Senior Missional Consultant with FaithX

In March I was at a workshop with church leaders, and we were using a methodology called ProAction Café to help attendees discern the next steps in their missional experiments.  In ProAction Café, a small group of 4-7 gather in a circle to accompany the person in discernment.  They ask thought-provoking and heart-opening questions to help the person in search of direction find some clarity.  It’s a profound process.

Dan (not his real name), the one in discernment, described his project with clarity and conviction.  People were offering helpful reflections and questions interspersed with silence.

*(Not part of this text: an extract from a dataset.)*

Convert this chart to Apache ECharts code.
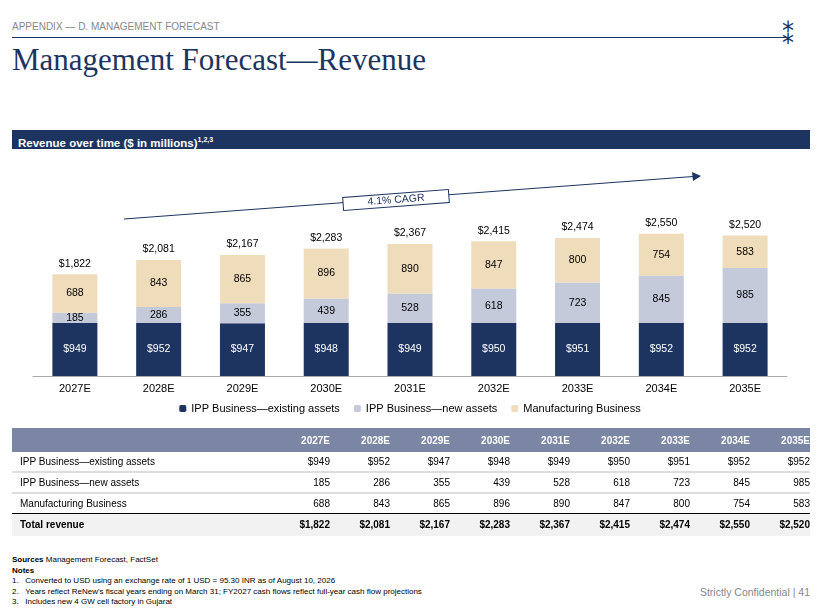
<!DOCTYPE html>
<html><head><meta charset="utf-8">
<script src="https://cdn.jsdelivr.net/npm/echarts@6/dist/echarts.min.js"></script>
<style>
body{margin:0;width:820px;height:615px;position:relative;background:#fff;font-family:Arial,"Liberation Sans",sans-serif;overflow:hidden}
.abs{position:absolute}
#chart{position:absolute;left:0;top:150px;width:820px;height:280px}
table{border-collapse:collapse;font-size:10px;color:#000}
td{padding:0;height:19px;text-align:right}
td:first-child{text-align:left;padding-left:8px}
</style></head><body>
<div class="abs" style="left:12px;top:21px;font-size:10px;color:#888">APPENDIX — D. MANAGEMENT FORECAST</div>
<div class="abs" style="left:12px;top:37px;width:775px;border-top:1.5px solid #1d3461"></div>
<div class="abs" style="left:782px;top:22px;font-size:24px;color:#1d3461;font-family:'DejaVu Sans'">⁑</div>
<div class="abs" style="left:12px;top:42px;font-size:31px;color:#1d3461;font-family:'Liberation Serif',serif">Management Forecast—Revenue</div>
<div class="abs" style="left:12px;top:130px;width:798px;height:19px;background:#1d3461;color:#fff;font-weight:bold;font-size:11.5px;line-height:20px;padding-left:6px;box-sizing:border-box">Revenue over time ($ in millions)<sup style="font-size:7px">1,2,3</sup></div>
<div id="chart"></div>
<div class="abs" style="left:12px;top:428px;width:798px">
<table id="tbl" style="width:798px;table-layout:fixed"></table></div>
<div class="abs" style="left:12px;top:555px;font-size:8px;line-height:10.5px;color:#000">
<b>Sources</b> Management Forecast, FactSet<br><b>Notes</b><br>
1.&nbsp;&nbsp;&nbsp;Converted to USD using an exchange rate of 1 USD = 95.30 INR as of August 10, 2026<br>
2.&nbsp;&nbsp;&nbsp;Years reflect ReNew's fiscal years ending on March 31; FY2027 cash flows reflect full-year cash flow projections<br>
3.&nbsp;&nbsp;&nbsp;Includes new 4 GW cell factory in Gujarat</div>
<div class="abs" style="right:10px;top:586px;font-size:10.5px;color:#888">Strictly Confidential | 41</div>
<script>
const categories=['2027E','2028E','2029E','2030E','2031E','2032E','2033E','2034E','2035E'];
const existing=[949,952,947,948,949,950,951,952,952];
const newAssets=[185,286,355,439,528,618,723,845,985];
const manufacturing=[688,843,865,896,890,847,800,754,583];
const totals=[1822,2081,2167,2283,2367,2415,2474,2550,2520];
const fmt=v=>'$'+v.toLocaleString('en-US');
const navy='#1d3461',lav='#c5cadb',beige='#efdcbb';
const ch=echarts.init(document.getElementById('chart'));
ch.setOption({
 animation:false,
 grid:{left:33,top:58.6,width:754,height:167.4},
 xAxis:{type:'category',data:categories,axisTick:{show:false},axisLine:{lineStyle:{color:'#aaa'}},axisLabel:{color:'#000',fontSize:11,margin:7}},
 yAxis:{type:'value',min:0,max:3000,show:false,splitLine:{show:false}},
 legend:{bottom:11,left:'center',itemWidth:7,itemHeight:7,itemGap:14,textStyle:{fontSize:11,color:'#000'},data:['IPP Business—existing assets','IPP Business—new assets','Manufacturing Business']},
 series:[
  {name:'IPP Business—existing assets',type:'bar',stack:'a',barWidth:45,data:existing,itemStyle:{color:navy},label:{show:true,color:'#fff',fontSize:10.5,formatter:p=>fmt(p.value)}},
  {name:'IPP Business—new assets',type:'bar',stack:'a',data:newAssets,itemStyle:{color:lav},label:{show:true,color:'#000',fontSize:10.5,formatter:p=>p.value}},
  {name:'Manufacturing Business',type:'bar',stack:'a',data:manufacturing,itemStyle:{color:beige},label:{show:true,color:'#000',fontSize:10.5}},
  {name:'total',type:'bar',stack:'a',data:totals.map(()=>0),itemStyle:{color:'transparent'},label:{show:true,position:'top',distance:5,color:'#000',fontSize:10.5,formatter:p=>fmt(totals[p.dataIndex])}}
 ],
 graphic:[
  {type:'line',shape:{x1:124,y1:69,x2:693,y2:26.5},style:{stroke:navy,lineWidth:1.2}},
  {type:'polygon',shape:{points:[[701,26],[692,22],[693,31]]},style:{fill:navy}},
  {type:'group',x:396,y:50,rotation:0.0745,children:[
   {type:'rect',shape:{x:-53,y:-6.5,width:106,height:13},style:{fill:'#fff',stroke:navy,lineWidth:1}},
   {type:'text',style:{text:'4.1% CAGR',x:0,y:0,align:'center',verticalAlign:'middle',fontSize:10.5,fill:navy}}]}
 ]
});
let h='<tr style="background:#7a86a3;color:#fff;font-weight:bold;height:24px"><td style="width:250px"></td>'+categories.map(c=>'<td>'+c+'</td>').join('')+'</tr>';
const row=(n,a,f,st)=>'<tr style="'+st+'"><td>'+n+'</td>'+a.map(v=>'<td>'+f(v)+'</td>').join('')+'</tr>';
h+=row('IPP Business—existing assets',existing,fmt,'border-bottom:2px solid #ddd');
h+=row('IPP Business—new assets',newAssets,v=>v,'border-bottom:2px solid #ddd');
h+=row('Manufacturing Business',manufacturing,v=>v,'border-bottom:1.5px solid #000');
h+=row('Total revenue',totals,fmt,'font-weight:bold;background:#f2f2f2;height:22px');
document.getElementById('tbl').innerHTML=h;
</script></body></html>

After a period of extended silence, group member Martha looked at Dan and asked, “Why bother?”  The silence deepened.  From a church growth and ministry perspective Dan’s project had a lot to offer, but this question moved beyond the metrics of “how” “when” and “what” and invited Dan deeper into his heart.  A tear formed in Dan’s eye as he explained why the people in this region meant so much to him.  After the “Why bother” question, everything was different. The tone and the questions shifted and Dan walked away with a clearer sense of his mission and a much more compelling connection to it.

Why bother?

Why do we care so much about our churches and their vitality and sustainability?  Is it because we love our traditions?  Is it because it’s our “safe” place and we love the fellowship?  Do we do this work out of a compelling sense of nurturing a more just world?  If you answered “yes” to any or all of these questions, it’s OK, AND there is at least one more question worth pondering:

Do we do this work because we want to know and be known by our neighbors because we want to delight in them and they in us, because we want to build stronger communities known for mutuality and kindness and justice?

As you live and work in the world these days, what are you perceiving?  Do you feel joy and happiness?  Apathy?  Are you picking up on an increased sense of despondency at worst or malaise at best in our culture these days? For many of us, climate change, political discord, the pandemic… these factors among others have really challenged our sense of peace and well-being.  We need each other now more than ever, but it seems we are not turning to one another.

The National Center for Drug Abuse Statistics reports that overdoses have increased at an annual rate of 8. 38% every year for the past three years.   The CDC reports, “Suicide rates increased approximately 36% between 2000–2021. Suicide was responsible for 48,183 deaths in 2021, which is about one death every 11 minutes. The number of people who think about or attempt suicide is even higher.”  These are staggering numbers that suggest we are missing some piece of connection and relationship.

Why bother?  WHY BOTHER?  I’m not sure what your answer is, but I “bother” because in order to stay alive I need to love and be loved.  I need to know and be known.  I need to connect again and again and again and show up for those in my neighborhood and community with God’s love and be ready to receive God’s love from them.  Like it or not, we need each other.  Let’s care enough to “bother” for the sake of love.